There haven’t been many stories on that fraud — because nobody has been looking for it.
There will be fraud - not to the level of 6.5 million 112+-year-olds, I’m willing to bet. Even though the amount of fraud to be cleaned up in Social Security old-age benefits will be small compared to total benefits, we have to clean it up before we ask people to pay higher taxes or to take lower Social Security benefits to make it sustainable.
Most people can’t “math.”
Most people don’t understand how million, billion, and trillion all compare with each other.
People do understand feeling like suckers, and they don’t like it.
So let’s fix that bit before asking them to sacrifice.
My pet peeve with anyone, especially politicians, using statistics is the lack of rigor they follow before making whatever conclusions. State your sources, assumptions and describe the process you used to substantiate your conclusions. Also acknowledge and own any weaknesses there might be in your process.
MEEP- these are all careful steps which you take when laying out your analyses and conclusions.
Just an appreciative Engineer!! Thanks
I wouldn't just assume Senator Kennedy is wrong without asking for clarification about where he got those numbers.

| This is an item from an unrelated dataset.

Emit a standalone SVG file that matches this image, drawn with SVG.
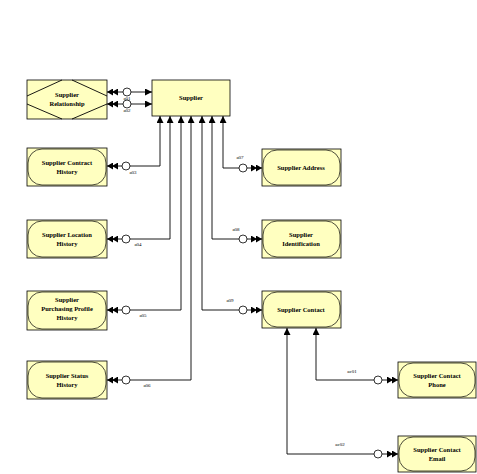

As we are learning more and more every day, the US government is a big cesspit. It wouldn't surprise me one bit if the social security office has one set of statistics it shows people and another set that determine which checks are cut. Those kickbacks have to come from somewhere and that part of USAID's $50 billion that is stolen only goes so far...
Elon Musk put out an X post that said the treasury department NEVER says no to an outgoing check request. A lot of them have no documentation attached. No social security number if it's going to a person, no notation as to what department is funding it. He is suggesting that that should change.
And surprise, surprise, a district judge put an EX PARTE order out at 1AM on Saturday morning stopping any Trump appointed officeholder, even the secretary of the Treasury, from looking at Treasury numbers. I wonder what they want hidden?